Elon University

Flow of Information

The ability to make multiple perfect digital copies, accessible instantly to millions of users worldwide, is an exciting prospect, but it can also be a license to steal intellectual property cheaply, easily, and in a way that destroys incentives for future creativity … Recognizing that the Internet has grown up within a culture that thrives on sharing information and research, commercial information providers have approached the network with great caution. Commercial authors and publishers are concerned that their works will be accessed, easily downloaded, and redistributed without appropriate authorization and remuneration. The scale of a network such as the Internet makes this prospect a substantial deterrent to making information available.

Flow of Information

Intellectual property in the networked environment is bound up with how intellectual property protection should evolve to cover digital media generally. For example, copyright law applies to the multimedia environment as it applies to the print world, but some have raised questions about the application of intellectual property protections to the hybrid products made possible by digital convergence.
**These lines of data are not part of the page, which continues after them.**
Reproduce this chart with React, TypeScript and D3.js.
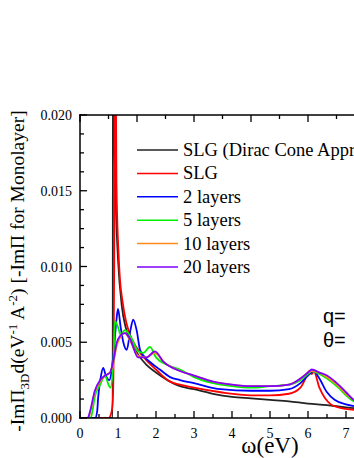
import * as d3 from "d3"
import React from "react"

// [omega (eV), value]
const dirac: [number, number][] = [
  [0, 0], [0.86, 0], [0.87, 0.03], [0.9, 0.02], [0.95, 0.0135], [1.0, 0.0105],
  [1.1, 0.0074], [1.2, 0.006], [1.35, 0.005], [1.5, 0.0043], [1.75, 0.0035],
  [2.0, 0.003], [2.3, 0.0025], [2.63, 0.0021], [3.0, 0.0019], [3.5, 0.0016],
  [4.0, 0.0014], [4.5, 0.0013], [5.0, 0.0012], [5.5, 0.0011], [6.0, 0.00095],
  [6.5, 0.00085], [7.0, 0.0007], [7.5, 0.0006], [8.0, 0.00055],
]
const slg: [number, number][] = [
  [0, 0], [0.75, 0], [0.82, 0.0003], [0.86, 0.001], [0.88, 0.003], [0.9, 0.01],
  [0.92, 0.03], [0.96, 0.0155], [1.01, 0.0111], [1.05, 0.0092], [1.12, 0.0077],
  [1.2, 0.0065], [1.3, 0.0056], [1.5, 0.0046], [1.75, 0.0038], [2.0, 0.0032],
  [2.37, 0.0024], [2.63, 0.0022], [3.0, 0.002], [3.7, 0.0017], [4.5, 0.0015],
  [5.0, 0.0015], [5.5, 0.0016], [5.8, 0.002], [5.95, 0.0027], [6.03, 0.0031],
  [6.1, 0.0029], [6.15, 0.0031], [6.3, 0.002], [6.45, 0.0013], [6.6, 0.0009],
  [6.8, 0.0007], [7.0, 0.0006], [7.5, 0.0005], [8.0, 0.0004],
]
const layers2: [number, number][] = [
  [0, 0], [0.4, 0], [0.45, 0.0004], [0.48, 0.0014], [0.54, 0.0026], [0.61, 0.0033],
  [0.68, 0.0028], [0.77, 0.0025], [0.88, 0.0042], [0.96, 0.0065], [1.0, 0.0072],
  [1.07, 0.006], [1.14, 0.005], [1.23, 0.0045], [1.32, 0.0057], [1.4, 0.0065],
  [1.49, 0.0058], [1.58, 0.0045], [1.71, 0.004], [1.89, 0.0036], [2.1, 0.0032],
  [2.37, 0.0027], [2.63, 0.0025], [3.0, 0.0023], [3.7, 0.0019], [4.5, 0.0018],
  [5.0, 0.0018], [5.5, 0.0019], [5.8, 0.0023], [6.0, 0.0028], [6.15, 0.0031],
  [6.3, 0.0026], [6.5, 0.0017], [6.7, 0.0012], [7.0, 0.0009], [7.5, 0.0007],
  [8.0, 0.0006],
]
const layers5: [number, number][] = [
  [0, 0], [0.28, 0], [0.33, 0.0005], [0.39, 0.0014], [0.53, 0.0022], [0.66, 0.0028],
  [0.75, 0.0022], [0.8, 0.002], [0.88, 0.0038], [0.92, 0.0064], [1.0, 0.006],
  [1.07, 0.0055], [1.18, 0.0058], [1.37, 0.0052], [1.53, 0.0044], [1.67, 0.0043],
  [1.84, 0.0047], [2.0, 0.004], [2.3, 0.0035], [2.63, 0.0032], [3.0, 0.0027],
  [3.5, 0.0023], [4.0, 0.0021], [4.5, 0.002], [5.0, 0.0021], [5.5, 0.0022],
  [5.8, 0.0025], [6.0, 0.0029], [6.1, 0.0031], [6.3, 0.0029], [6.5, 0.0026],
  [6.8, 0.002], [7.0, 0.0015], [7.2, 0.0011], [7.5, 0.0008], [8.0, 0.0006],
]
const layers10: [number, number][] = [
  [0, 0], [0.22, 0], [0.28, 0.0005], [0.39, 0.0017], [0.53, 0.0024], [0.66, 0.0028],
  [0.79, 0.003], [0.88, 0.0037], [0.97, 0.0048], [1.05, 0.0053], [1.18, 0.0056],
  [1.32, 0.0051], [1.53, 0.0041], [1.75, 0.004], [1.97, 0.0043], [2.2, 0.0037],
  [2.63, 0.0031], [3.0, 0.0028], [3.5, 0.0024], [4.0, 0.0022], [4.5, 0.0021],
  [5.0, 0.0021], [5.5, 0.0022], [5.8, 0.0026], [6.0, 0.003], [6.1, 0.0031],
  [6.3, 0.003], [6.5, 0.0027], [6.8, 0.0021], [7.0, 0.0016], [7.2, 0.0012],
  [7.5, 0.0009], [8.0, 0.0006],
]
const layers20: [number, number][] = [
  [0, 0], [0.2, 0], [0.26, 0.0004], [0.39, 0.0018], [0.53, 0.0025], [0.66, 0.0028],
  [0.79, 0.003], [0.88, 0.0038], [0.97, 0.005], [1.05, 0.0054], [1.18, 0.0056],
  [1.32, 0.0052], [1.53, 0.004], [1.75, 0.004], [1.97, 0.0044], [2.2, 0.0037],
  [2.63, 0.0031], [3.0, 0.0028], [3.5, 0.0024], [4.0, 0.0022], [4.5, 0.0021],
  [5.0, 0.0021], [5.5, 0.0022], [5.8, 0.0026], [6.0, 0.003], [6.1, 0.0032],
  [6.3, 0.003], [6.5, 0.0028], [6.8, 0.0022], [7.0, 0.0017], [7.2, 0.0012],
  [7.5, 0.0009], [8.0, 0.0006],
]

const seriesNames = ["SLG (Dirac Cone Approximation)", "SLG", "2 layers", "5 layers", "10 layers", "20 layers"]
const seriesColors = ["#222222", "#ff0000", "#0000ff", "#00ee00", "#ff8c1a", "#8000ff"]
const seriesData = [dirac, slg, layers2, layers5, layers10, layers20]

const xTicks = [0, 1, 2, 3, 4, 5, 6, 7, 8]
const yTicks = [0, 0.005, 0.01, 0.015, 0.02]

const W = 354
const H = 458
const serif = "'Liberation Serif', 'DejaVu Serif', serif"
const sans = "'Liberation Sans', 'DejaVu Sans', sans-serif"

export default function App() {
  const x = d3.scaleLinear().domain([0, 8]).range([80, 384])
  const y = d3.scaleLinear().domain([0, 0.02]).range([418, 115])
  const line = d3
    .line<[number, number]>()
    .x((d) => x(d[0]))
    .y((d) => y(d[1]))
    .curve(d3.curveMonotoneX)

  const xMinor = d3.range(0, 8.01, 0.5)
  const yMinor = d3.range(0, 0.02001, 0.00125)
  const topMinor = d3.range(0, 8.01, 0.75)

  return (
    <svg
      width={W}
      height={H}
      style={{ position: "absolute", left: 0, top: 0, background: "#fff", fontFamily: serif }}
    >
      <defs>
        <clipPath id="plot">
          <rect x={80} y={115} width={304} height={303} />
        </clipPath>
      </defs>

      <g clipPath="url(#plot)" fill="none" strokeWidth={1.8}>
        {seriesData.map((d, i) => (
          <path key={i} d={line(d) || ""} stroke={seriesColors[i]} />
        ))}
      </g>

      {/* frame */}
      <g stroke="#000" strokeWidth={1.5} fill="none">
        <line x1={80} x2={80} y1={114.3} y2={418.7} />
        <line x1={79.3} x2={W} y1={115} y2={115} />
        <line x1={79.3} x2={W} y1={418} y2={418} />
      </g>

      {/* ticks */}
      <g stroke="#000" strokeWidth={1.3}>
        {xMinor.map((v) => {
          const major = Math.abs(v - Math.round(v)) < 1e-6
          return <line key={v} x1={x(v)} x2={x(v)} y1={418} y2={418 - (major ? 7 : 4)} />
        })}
        {yMinor.map((v) => {
          const major = Math.abs(v / 0.005 - Math.round(v / 0.005)) < 1e-6
          return <line key={v} x1={80} x2={80 + (major ? 7 : 4)} y1={y(v)} y2={y(v)} />
        })}
        {topMinor.map((v, i) => (
          <line key={v} x1={x(v)} x2={x(v)} y1={115} y2={115 + (i % 2 === 0 ? 7 : 4)} />
        ))}
      </g>

      <g fontSize={14} fill="#000">
        {xTicks.map((v) => (
          <text key={v} x={x(v)} y={438} textAnchor="middle">
            {v}
          </text>
        ))}
        {yTicks.map((v) => (
          <text key={v} x={72} y={y(v) + 5} textAnchor="end">
            {v.toFixed(3)}
          </text>
        ))}
      </g>

      <text x={270} y={453} fontSize={23} textAnchor="middle">
        ω(eV)
      </text>

      <text transform="translate(24,271) rotate(-90)" fontSize={19.5} textAnchor="middle">
        -ImΠ
        <tspan fontSize={13} dy={5}>3D</tspan>
        <tspan dy={-5}>d(eV</tspan>
        <tspan fontSize={13} dy={-7}>-1</tspan>
        <tspan dy={7}> A</tspan>
        <tspan fontSize={13} dy={-7}>-2</tspan>
        <tspan dy={7}>) [-ImΠ for Monolayer]</tspan>
      </text>

      {/* legend */}
      <g fontSize={18.5}>
        {seriesNames.map((n, i) => {
          const ly = 150 + i * 23.4
          return (
            <g key={n}>
              <line x1={137} x2={178} y1={ly} y2={ly} stroke={seriesColors[i]} strokeWidth={1.5} />
              <text x={183} y={ly + 6}>
                {n}
              </text>
            </g>
          )
        })}
      </g>

      <g fontSize={20} style={{ fontFamily: sans }}>
        <text x={323} y={323}>q=</text>
        <text x={323} y={347}>θ=</text>
      </g>
    </svg>
  )
}
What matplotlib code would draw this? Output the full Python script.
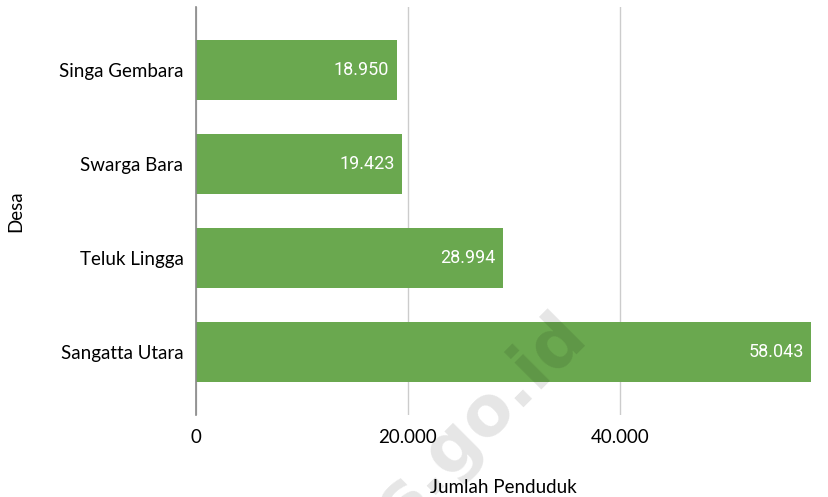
import matplotlib.pyplot as plt
from matplotlib.ticker import FuncFormatter

desa = ['Singa Gembara', 'Swarga Bara', 'Teluk Lingga', 'Sangatta Utara']
penduduk = [18950, 19423, 28994, 58043]
xticks = [0, 20000, 40000]


def fmt(v, pos=None):
    return f'{int(v):,}'.replace(',', '.')


fig = plt.figure(figsize=(8.29, 4.97), dpi=100)
ax = fig.add_axes([196 / 829, 82 / 497, 615 / 829, 408 / 497])

ypos = list(range(len(desa)))
bars = ax.barh(ypos, penduduk, height=0.64, color='#6aa84f', zorder=2)
ax.set_ylim(len(desa) - 0.33, -0.67)
ax.set_xlim(0, max(penduduk))

for bar, v in zip(bars, penduduk):
    ax.text(bar.get_width() - 700, bar.get_y() + bar.get_height() / 2, fmt(v),
            ha='right', va='center', color='white', fontsize=13, family='Roboto', zorder=3)

ax.set_yticks(ypos)
ax.set_yticklabels(desa, family='Lato', fontsize=13.5)
ax.set_xticks(xticks)
ax.xaxis.set_major_formatter(FuncFormatter(fmt))
for lab in ax.get_xticklabels():
    lab.set_family('Lato')
    lab.set_fontsize(13.5)
ax.tick_params(length=0, pad=9)
ax.tick_params(axis='x', pad=10)

ax.grid(axis='x', color='#cccccc', linewidth=1, zorder=0)
for s in ['top', 'right', 'bottom']:
    ax.spines[s].set_visible(False)
ax.spines['left'].set_color('#888888')
ax.spines['left'].set_linewidth(1.2)
ax.spines['left'].set_zorder(4)

ax.set_xlabel('Jumlah Penduduk', family='Lato', fontsize=13.5, labelpad=24)
ax.yaxis.set_label_coords(-172 / 615, 0.5)
ax.set_ylabel('Desa', family='Lato', fontsize=13.5)

# faint watermark
fig.text(0.537, 0.09, 'bps.go.id', rotation=45, ha='center', va='center',
         fontsize=50, fontweight='bold', family='DejaVu Sans', color='black', alpha=0.1)

fig.savefig('out.png', dpi=100)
How these questions are resolved will affect business development and process planning. The area of intellectual property rights represents one of the greatest areas of difference among the research and education and commercial communities.

Flow of Information

During times of technological change, the interpretation of constitutional protections, such as the First Amendment, is normally developed by a long litigation process with case law being developed and further interpreted … The environment to be created by the NII suggests that the models implicit in case law may need to be revisited … The speed with which these issues are faced will affect the growth of the NII culture. Decisions that are excessively restrictive may slow it down or change its nature. A balance must be found between the rights of the operators and those of the users.

Flow of Information

[Acceptable Use Policies] have caused controversy … It is presumed that they will diminish with the decline in federal support for network infrastructure.

Flow of Information

The First Amendment provides for freedom to publish by media owners, but it does not necessarily provide a right of access to media … People are increasingly able to create, deliver, and express in text, images, and sound regardless of the medium – one can define an information product by what it does rather than by the medium to which it is bound; there may not be a physical medium.

Flow of Information

Translated into a principle for information infrastructure, the First Amendment suggests that government should permit no one to exercise monopoly control over the content carried over the network; content determination and editorial control issues should be the province of competing information providers … Placement on the network and in address directories … should be provided without discrimination or favoritism. It is in the public interest to have a variety of information sources … Users should have the ability to place information on the network – a capability that has differentiated the Internet, whose users have emerged as both authors and publishers. A corollary is a right of users to offer services over the network.

Flow of Information

The treatment of information about infrastructure use – in particular, who owns and accesses what information – is an issue that needs further exploration and resolution … A central issue with regard to protecting privacy is the balancing of legitimate business opportunities against individual rights, which need to be more clearly defined in this context.

Equitable Access

Although the popular debate over the NII has acknowledged a risk of polarization into information “haves” and “have nots,” a more varied spectrum involving “have mores” and “have lesses” may be more realistic … People with desktop or other immediate forms of access will be able to engage in more spontaneous, intermittent, and possibly more interactive uses of the infrastructure than people who must go to a communal point of access and wait their turn … At the present time there is no compelling argument for a government program to accomplish universal network access to all individuals immediately. Costs would be prohibitive, and the absence of a universal culture of use means that benefits would be swamped by costs. Rather, what is required is assurance that those individuals who desire access can obtain it in a cost-effective and straightforward manner.